L’appréciation que j’ai de l’œuvre (en substance : c’est passionnant même si l’oeuvre a ses limites, mais laquelle n’en a pas...) et celle qu’ont les gens qui disent que ça ne les a pas intéressés, cohabitent très bien et on peut en discuter. Le propos qui contiendrait l’argument d’autorité (Mozart est intangible et si Berlioz le dit c’est forcément que ça a une part de vérité), me semble pour sa part relever de l’influence obsédante de la tradition collective de jugement qui, depuis longtemps, a établi ce qui est sacré ou ne l’est pas. Et on s’en fout. Si à l’inverse je voulais lire une critique qui me dise à quoi m’en tenir avant d’aller assister au spectacle, il me serait utile qu’on me mette en garde contre de possibles faiblesses qui pourraient me gêner ou non (des choses observables, comme des fautes de prosodie, ou un état d’esprit général, de type « le chef prend l’option de tempi très vifs...). Mais je ne peux absolument rien faire d’un commentaire qui dit « on ne devrait pas faire ça, on ne devrait pas modifier un truc de Mozart, et Berlioz l’avait bien dit ». Or, je crains qu’une partie des gens ne fonctionnent encore de cette manière, et ne se raccrochent consciemment ou non aux aphorismes de la « culture générale » à détermination collective.
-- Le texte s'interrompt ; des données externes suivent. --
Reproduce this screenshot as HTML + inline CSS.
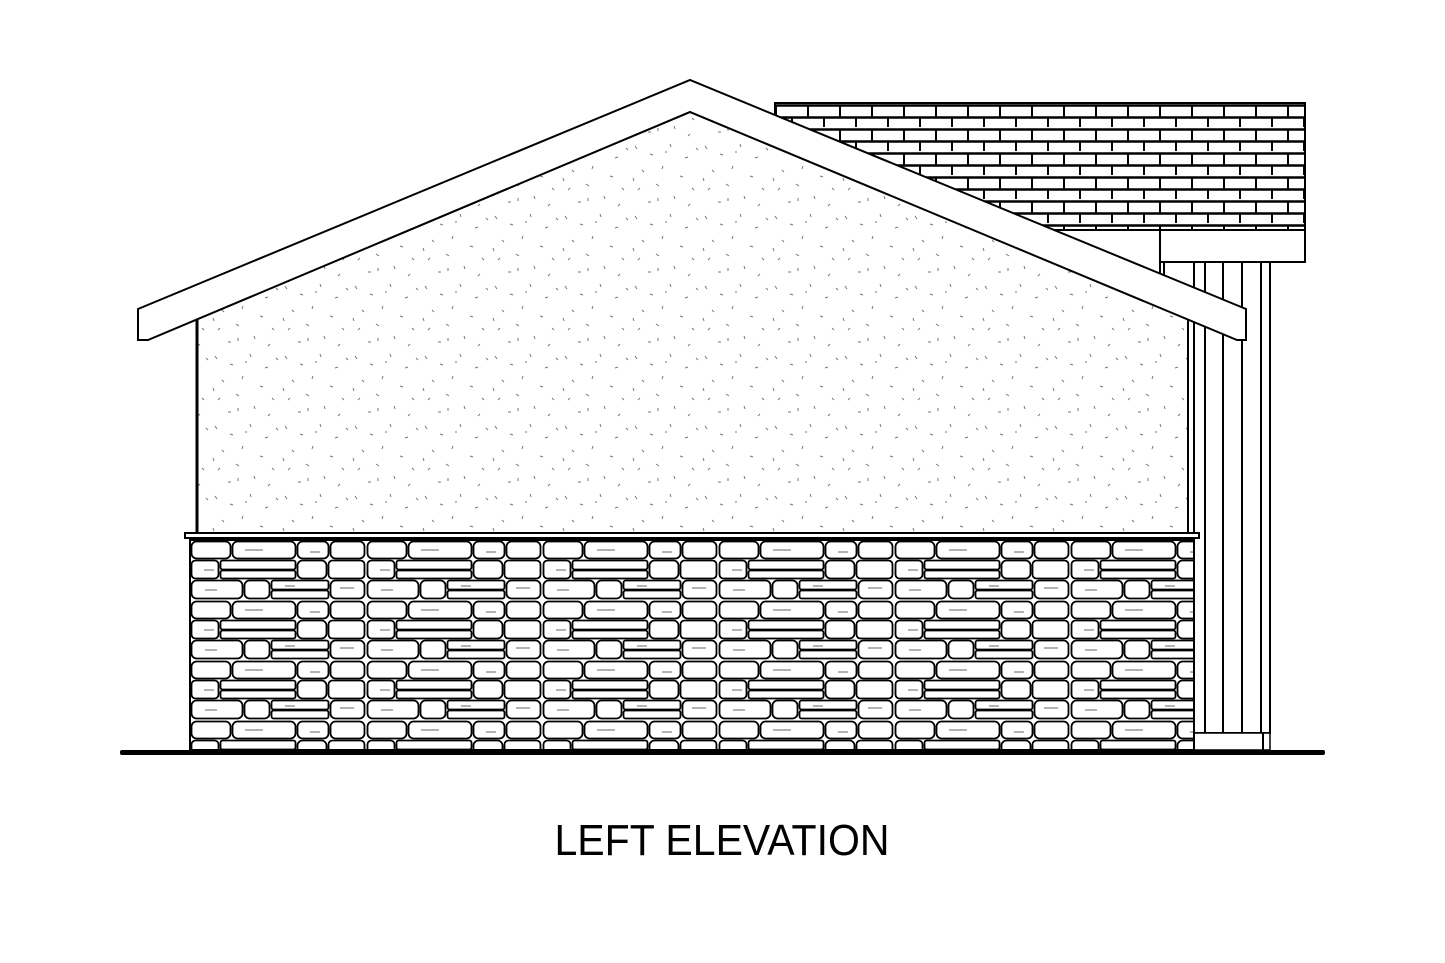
<!DOCTYPE html>
<html><head><meta charset="utf-8"><style>
html,body{margin:0;padding:0;background:#fff;}
svg{display:block}
</style></head><body>
<svg width="1445" height="963" viewBox="0 0 1445 963" xmlns="http://www.w3.org/2000/svg">
<defs>
<pattern id="sh" patternUnits="userSpaceOnUse" x="775" y="103" width="64" height="24">
<rect width="64" height="24" fill="#fff"/>
<path d="M0 2.5H64M0 14.5H64" stroke="#000" stroke-width="2.5"/>
<path d="M1 3V14M33 3V14M17 15V24M49 15V24" stroke="#000" stroke-width="2"/>
</pattern>
<pattern id="st" patternUnits="userSpaceOnUse" width="70" height="70">
<rect width="70" height="70" fill="#fff"/>
<g stroke="#777" stroke-width="1">
<path d="M5 6l2 3M20 14l3 1M40 4l1 3M55 18l3 -1M12 30l2 2M33 26l-1 3M50 36l3 1M8 50l2 -2M26 44l3 2M44 56l1 3M62 48l2 2M18 62l3 0M60 64l-2 2M35 12l2 0M3 38l1 3M66 8l2 2M28 58l0 3"/>
</g>
</pattern>
<pattern id="stone" patternUnits="userSpaceOnUse" x="190" y="540" width="176" height="60">
<rect width="176" height="60" fill="#fff"/>
<g fill="#fff" stroke="#000" stroke-width="1.8">
<rect x="1.5" y="1.5" width="39" height="17" rx="5"/>
<rect x="42.5" y="1.5" width="63" height="17" rx="5"/>
<rect x="107.5" y="1.5" width="31" height="17" rx="5"/>
<rect x="140.5" y="1.5" width="34" height="17" rx="5"/>
<rect x="1.5" y="20.5" width="27" height="18" rx="4"/>
<rect x="30.5" y="20.5" width="75" height="9" rx="2"/>
<rect x="30.5" y="30.5" width="75" height="8" rx="2"/>
<rect x="107.5" y="20.5" width="29" height="18" rx="5"/>
<rect x="138.5" y="20.5" width="36" height="18" rx="4"/>
<rect x="1.5" y="40.5" width="51" height="18" rx="5"/>
<rect x="54.5" y="40.5" width="25" height="18" rx="5"/>
<rect x="81.5" y="40.5" width="57" height="9" rx="2"/>
<rect x="81.5" y="50.5" width="57" height="8" rx="2"/>
<rect x="140.5" y="40.5" width="34" height="18" rx="5"/>
</g>
<g stroke="#666" stroke-width="1">
<path d="M55 10h18M14 30h10M120 12h10M150 48h14M15 50h12M95 46h10"/>
</g>
</pattern>
</defs>

<rect x="775" y="103" width="530" height="127" fill="url(#sh)" stroke="#000" stroke-width="2"/>
<rect x="1160" y="230" width="145" height="32" fill="#fff" stroke="#000" stroke-width="2"/>
<rect x="1160" y="262" width="110" height="471" fill="#fff" stroke="#000" stroke-width="2"/>
<path d="M1164 262V733M1194 262V733M1205 262V733M1223 262V733M1242 262V733M1261 262V733" stroke="#000" stroke-width="2"/>
<rect x="1194" y="733" width="76" height="17" fill="#fff" stroke="#000" stroke-width="1.5"/>
<path d="M1263 733V750" stroke="#000" stroke-width="2"/>

<polygon points="197,319 690,112 1188,318 1188,535 197,535" fill="url(#st)" stroke="#000" stroke-width="2"/>
<path d="M197 319V535" stroke="#000" stroke-width="3"/>

<polygon points="138,309 690,80 1246,309 1246,340 1237,340 690,112 148,340 138,340" fill="#fff" stroke="#000" stroke-width="2"/>

<rect x="190" y="540" width="1004" height="210" fill="url(#stone)" stroke="#000" stroke-width="2"/>
<rect x="185" y="533" width="1014" height="5" fill="#fff" stroke="#000" stroke-width="2"/>

<rect x="120" y="750" width="1205" height="5" rx="2" fill="#000"/>

<text x="722" y="855" text-anchor="middle" font-family="Liberation Sans, sans-serif" font-size="44" textLength="335" lengthAdjust="spacingAndGlyphs" fill="#000">LEFT ELEVATION</text>
</svg>
</body></html>
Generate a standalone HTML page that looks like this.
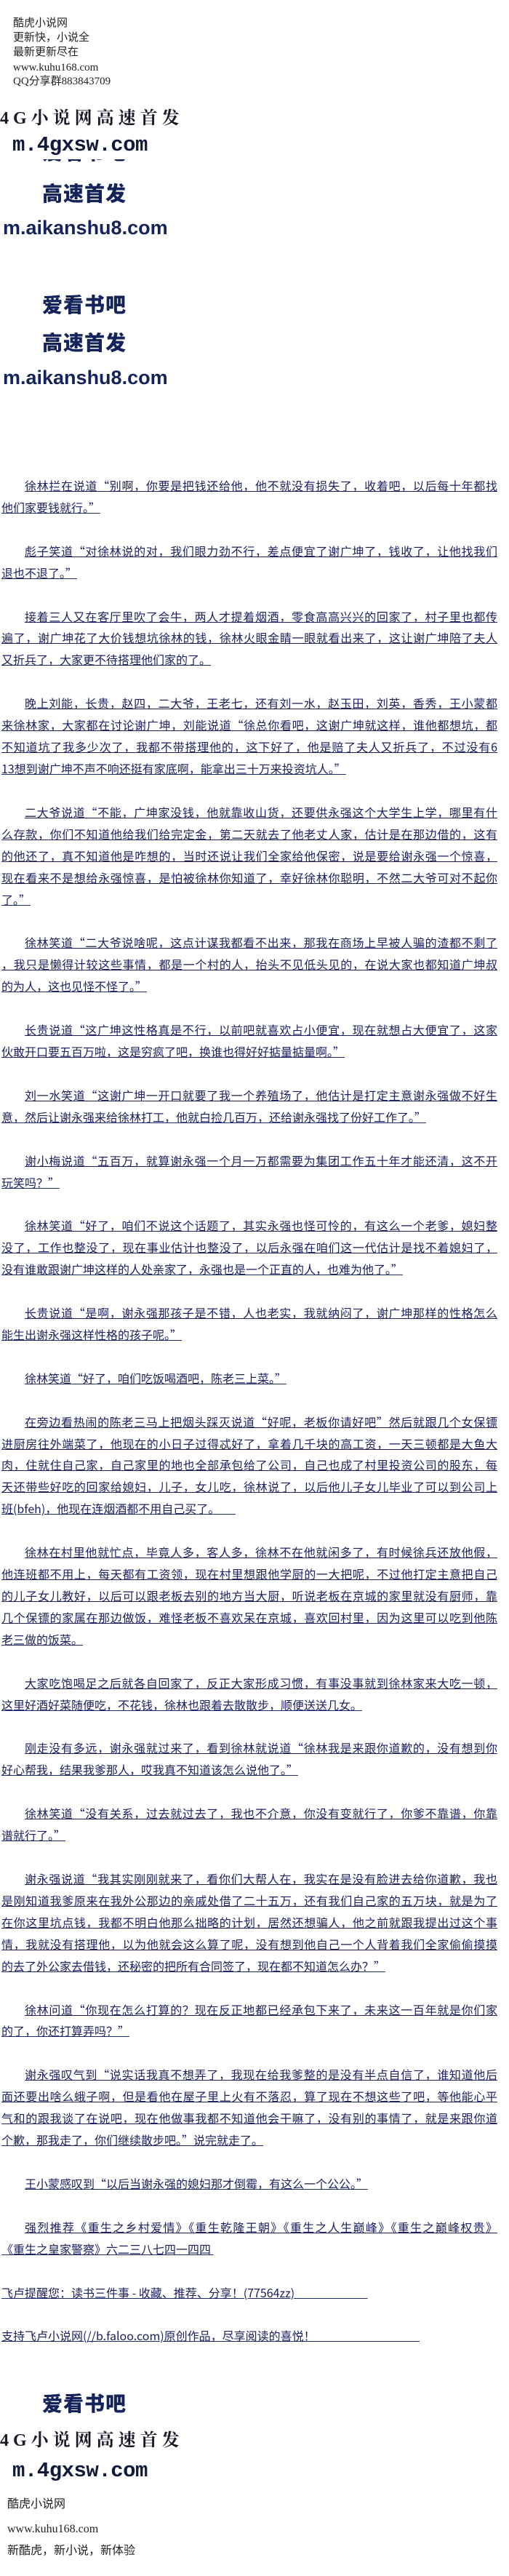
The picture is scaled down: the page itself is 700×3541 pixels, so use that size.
<!DOCTYPE html>
<html><head><meta charset="utf-8">
<style>
html,body{margin:0;padding:0;background:#fff;}
body{width:700px;height:3541px;position:relative;overflow:hidden;font-family:"Liberation Sans","Noto Sans CJK SC",sans-serif;}
.a{position:absolute;white-space:nowrap;}
.hd{left:18px;font-size:15px;color:#222;line-height:20px;font-family:"Liberation Serif","Noto Sans CJK SC",serif;}
.g4{left:0;font-family:"Liberation Serif","Noto Serif CJK SC",serif;font-weight:bold;font-size:24px;letter-spacing:6px;color:#1a1a2a;line-height:30px;}
.mg{left:17px;font-family:"Liberation Mono",monospace;font-weight:bold;font-size:29px;letter-spacing:-0.5px;color:#111a3a;line-height:36px;background:#fff;}
.bl{left:58px;font-family:"Noto Sans CJK SC",sans-serif;font-weight:900;font-size:28px;color:#14235a;line-height:36px;letter-spacing:1px;}
.ak{left:4px;font-family:"Liberation Sans",sans-serif;font-weight:bold;font-size:27px;color:#14235a;line-height:36px;}
#txt{position:absolute;left:2px;top:653px;width:682px;font-family:"Noto Sans CJK SC","Liberation Sans",sans-serif;font-size:16px;color:#1e2160;}
#txt div{height:29.93px;line-height:29.93px;white-space:nowrap;overflow:visible;}
#txt .f{text-align:justify;text-align-last:justify;}
#txt .i{padding-left:32px;}
#txt span{text-decoration:underline;text-decoration-color:#1e2a70;}
#txt .f span{display:block;text-decoration:underline;}
.ft{left:10px;font-size:16px;color:#222;line-height:20px;font-family:"Liberation Serif","Noto Sans CJK SC",serif;}
</style></head><body>
<div class="a hd" style="top:22px">酷虎小说网</div>
<div class="a hd" style="top:42px">更新快，小说全</div>
<div class="a hd" style="top:62px">最新更新尽在</div>
<div class="a hd" style="top:83px">www.kuhu168.com</div>
<div class="a hd" style="top:102px">QQ分享群883843709</div>

<div class="a g4" style="top:148px">4G小说网高速首发</div>
<div class="a bl" style="top:190px">爱看书吧</div>
<div class="a mg" style="top:182px;width:230px;height:37px">m.4gxsw.com</div>
<div class="a bl" style="top:247px">高速首发</div>
<div class="a ak" style="top:295px">m.aikanshu8.com</div>
<div class="a bl" style="top:400px">爱看书吧</div>
<div class="a bl" style="top:452px">高速首发</div>
<div class="a ak" style="top:501px">m.aikanshu8.com</div>

<div id="txt">
<div class="f i"><span>徐林拦在说道“别啊，你要是把钱还给他，他不就没有损失了，收着吧，以后每十年都找</span></div>
<div><span>他们家要钱就行。”</span></div>
<div></div>
<div class="f i"><span>彪子笑道“对徐林说的对，我们眼力劲不行，差点便宜了谢广坤了，钱收了，让他找我们</span></div>
<div><span>退也不退了。”</span></div>
<div></div>
<div class="f i"><span>接着三人又在客厅里吹了会牛，两人才提着烟酒，零食高高兴兴的回家了，村子里也都传</span></div>
<div class="f"><span>遍了，谢广坤花了大价钱想坑徐林的钱，徐林火眼金睛一眼就看出来了，这让谢广坤陪了夫人</span></div>
<div><span>又折兵了，大家更不待搭理他们家的了。</span></div>
<div></div>
<div class="f i"><span>晚上刘能，长贵，赵四，二大爷，王老七，还有刘一水，赵玉田，刘英，香秀，王小蒙都</span></div>
<div class="f"><span>来徐林家，大家都在讨论谢广坤，刘能说道“徐总你看吧，这谢广坤就这样，谁他都想坑，都</span></div>
<div class="f"><span>不知道坑了我多少次了，我都不带搭理他的，这下好了，他是赔了夫人又折兵了，不过没有6</span></div>
<div><span>13想到谢广坤不声不响还挺有家底啊，能拿出三十万来投资坑人。”</span></div>
<div></div>
<div class="f i"><span>二大爷说道“不能，广坤家没钱，他就靠收山货，还要供永强这个大学生上学，哪里有什</span></div>
<div class="f"><span>么存款，你们不知道他给我们给完定金，第二天就去了他老丈人家，估计是在那边借的，这有</span></div>
<div class="f"><span>的他还了，真不知道他是咋想的，当时还说让我们全家给他保密，说是要给谢永强一个惊喜，</span></div>
<div class="f"><span>现在看来不是想给永强惊喜，是怕被徐林你知道了，幸好徐林你聪明，不然二大爷可对不起你</span></div>
<div><span>了。”</span></div>
<div></div>
<div class="f i"><span>徐林笑道“二大爷说啥呢，这点计谋我都看不出来，那我在商场上早被人骗的渣都不剩了</span></div>
<div class="f"><span>，我只是懒得计较这些事情，都是一个村的人，抬头不见低头见的，在说大家也都知道广坤叔</span></div>
<div><span>的为人，这也见怪不怪了。”</span></div>
<div></div>
<div class="f i"><span>长贵说道“这广坤这性格真是不行，以前吧就喜欢占小便宜，现在就想占大便宜了，这家</span></div>
<div><span>伙敢开口要五百万啦，这是穷疯了吧，换谁也得好好掂量掂量啊。”</span></div>
<div></div>
<div class="f i"><span>刘一水笑道“这谢广坤一开口就要了我一个养殖场了，他估计是打定主意谢永强做不好生</span></div>
<div><span>意，然后让谢永强来给徐林打工，他就白捡几百万，还给谢永强找了份好工作了。”</span></div>
<div></div>
<div class="f i"><span>谢小梅说道“五百万，就算谢永强一个月一万都需要为集团工作五十年才能还清，这不开</span></div>
<div><span>玩笑吗？”</span></div>
<div></div>
<div class="f i"><span>徐林笑道“好了，咱们不说这个话题了，其实永强也怪可怜的，有这么一个老爹，媳妇整</span></div>
<div class="f"><span>没了，工作也整没了，现在事业估计也整没了，以后永强在咱们这一代估计是找不着媳妇了，</span></div>
<div><span>没有谁敢跟谢广坤这样的人处亲家了，永强也是一个正直的人，也难为他了。”</span></div>
<div></div>
<div class="f i"><span>长贵说道“是啊，谢永强那孩子是不错，人也老实，我就纳闷了，谢广坤那样的性格怎么</span></div>
<div><span>能生出谢永强这样性格的孩子呢。”</span></div>
<div></div>
<div class="i"><span>徐林笑道“好了，咱们吃饭喝酒吧，陈老三上菜。”</span></div>
<div></div>
<div class="f i"><span>在旁边看热闹的陈老三马上把烟头踩灭说道“好呢，老板你请好吧”然后就跟几个女保镖</span></div>
<div class="f"><span>进厨房往外端菜了，他现在的小日子过得忒好了，拿着几千块的高工资，一天三顿都是大鱼大</span></div>
<div class="f"><span>肉，住就住自己家，自己家里的地也全部承包给了公司，自己也成了村里投资公司的股东，每</span></div>
<div class="f"><span>天还带些好吃的回家给媳妇，儿子，女儿吃，徐林说了，以后他儿子女儿毕业了可以到公司上</span></div>
<div><span>班(bfeh)，他现在连烟酒都不用自己买了。&nbsp;&nbsp;&nbsp;&nbsp;&nbsp;&nbsp;</span></div>
<div></div>
<div class="f i"><span>徐林在村里他就忙点，毕竟人多，客人多，徐林不在他就闲多了，有时候徐兵还放他假，</span></div>
<div class="f"><span>他连班都不用上，每天都有工资领，现在村里想跟他学厨的一大把呢，不过他打定主意把自己</span></div>
<div class="f"><span>的儿子女儿教好，以后可以跟老板去别的地方当大厨，听说老板在京城的家里就没有厨师，靠</span></div>
<div class="f"><span>几个保镖的家属在那边做饭，难怪老板不喜欢呆在京城，喜欢回村里，因为这里可以吃到他陈</span></div>
<div><span>老三做的饭菜。</span></div>
<div></div>
<div class="f i"><span>大家吃饱喝足之后就各自回家了，反正大家形成习惯，有事没事就到徐林家来大吃一顿，</span></div>
<div><span>这里好酒好菜随便吃，不花钱，徐林也跟着去散散步，顺便送送几女。</span></div>
<div></div>
<div class="f i"><span>刚走没有多远，谢永强就过来了，看到徐林就说道“徐林我是来跟你道歉的，没有想到你</span></div>
<div><span>好心帮我，结果我爹那人，哎我真不知道该怎么说他了。”</span></div>
<div></div>
<div class="f i"><span>徐林笑道“没有关系，过去就过去了，我也不介意，你没有变就行了，你爹不靠谱，你靠</span></div>
<div><span>谱就行了。”</span></div>
<div></div>
<div class="f i"><span>谢永强说道“我其实刚刚就来了，看你们大帮人在，我实在是没有脸进去给你道歉，我也</span></div>
<div class="f"><span>是刚知道我爹原来在我外公那边的亲戚处借了二十五万，还有我们自己家的五万块，就是为了</span></div>
<div class="f"><span>在你这里坑点钱，我都不明白他那么拙略的计划，居然还想骗人，他之前就跟我提出过这个事</span></div>
<div class="f"><span>情，我就没有搭理他，以为他就会这么算了呢，没有想到他自己一个人背着我们全家偷偷摸摸</span></div>
<div><span>的去了外公家去借钱，还秘密的把所有合同签了，现在都不知道怎么办？”</span></div>
<div></div>
<div class="f i"><span>徐林问道“你现在怎么打算的？现在反正地都已经承包下来了，未来这一百年就是你们家</span></div>
<div><span>的了，你还打算弄吗？”</span></div>
<div></div>
<div class="f i"><span>谢永强叹气到“说实话我真不想弄了，我现在给我爹整的是没有半点自信了，谁知道他后</span></div>
<div class="f"><span>面还要出啥么蛾子啊，但是看他在屋子里上火有不落忍，算了现在不想这些了吧，等他能心平</span></div>
<div class="f"><span>气和的跟我谈了在说吧，现在他做事我都不知道他会干嘛了，没有别的事情了，就是来跟你道</span></div>
<div><span>个歉，那我走了，你们继续散步吧。”说完就走了。</span></div>
<div></div>
<div class="i"><span>王小蒙感叹到“以后当谢永强的媳妇那才倒霉，有这么一个公公。”</span></div>
<div></div>
<div class="f i"><span>强烈推荐《重生之乡村爱情》《重生乾隆王朝》《重生之人生巅峰》《重生之巅峰权贵》</span></div>
<div><span>《重生之皇家警察》六二三八七四一四四&nbsp;</span></div>
<div></div>
<div><span>飞卢提醒您：读书三件事 - 收藏、推荐、分享！(77564zz)&nbsp;&nbsp;&nbsp;&nbsp;&nbsp;&nbsp;&nbsp;&nbsp;&nbsp;&nbsp;&nbsp;&nbsp;&nbsp;&nbsp;&nbsp;&nbsp;&nbsp;&nbsp;&nbsp;&nbsp;&nbsp;&nbsp;&nbsp;&nbsp;&nbsp;&nbsp;&nbsp;&nbsp;</span></div>
<div></div>
<div><span>支持飞卢小说网(//b.faloo.com)原创作品，尽享阅读的喜悦！&nbsp;&nbsp;&nbsp;&nbsp;&nbsp;&nbsp;&nbsp;&nbsp;&nbsp;&nbsp;&nbsp;&nbsp;&nbsp;&nbsp;&nbsp;&nbsp;&nbsp;&nbsp;&nbsp;&nbsp;&nbsp;&nbsp;&nbsp;&nbsp;&nbsp;&nbsp;&nbsp;&nbsp;&nbsp;&nbsp;&nbsp;&nbsp;&nbsp;&nbsp;&nbsp;&nbsp;&nbsp;&nbsp;&nbsp;&nbsp;</span></div>
</div>

<div class="a bl" style="top:3285px">爱看书吧</div>
<div class="a g4" style="top:3340px">4G小说网高速首发</div>
<div class="a mg" style="top:3379px">m.4gxsw.com</div>
<div class="a ft" style="top:3433px">酷虎小说网</div>
<div class="a ft" style="top:3467px">www.kuhu168.com</div>
<div class="a ft" style="top:3497px">新酷虎，新小说，新体验</div>
</body></html>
Consciemment ou non : car j’ai la certitude de ne pas plus y échapper que les autres, et il y a certainement des biais à l’épanouissement de ma curiosité dans les domaines où je suis moins autonome, car moins au fait de telle ou telle discipline.
Quant au terrain glissant de dire si les enseignants « devraient »... comme tu t’en doutes, je ne m’y aventurerai pas, j’ai eu aussi une prof qui me laissait libre de m’intéresser à des « broutilles » plutôt que de tout investir dans le « grand répertoire », à la seule condition que je le fasse bien.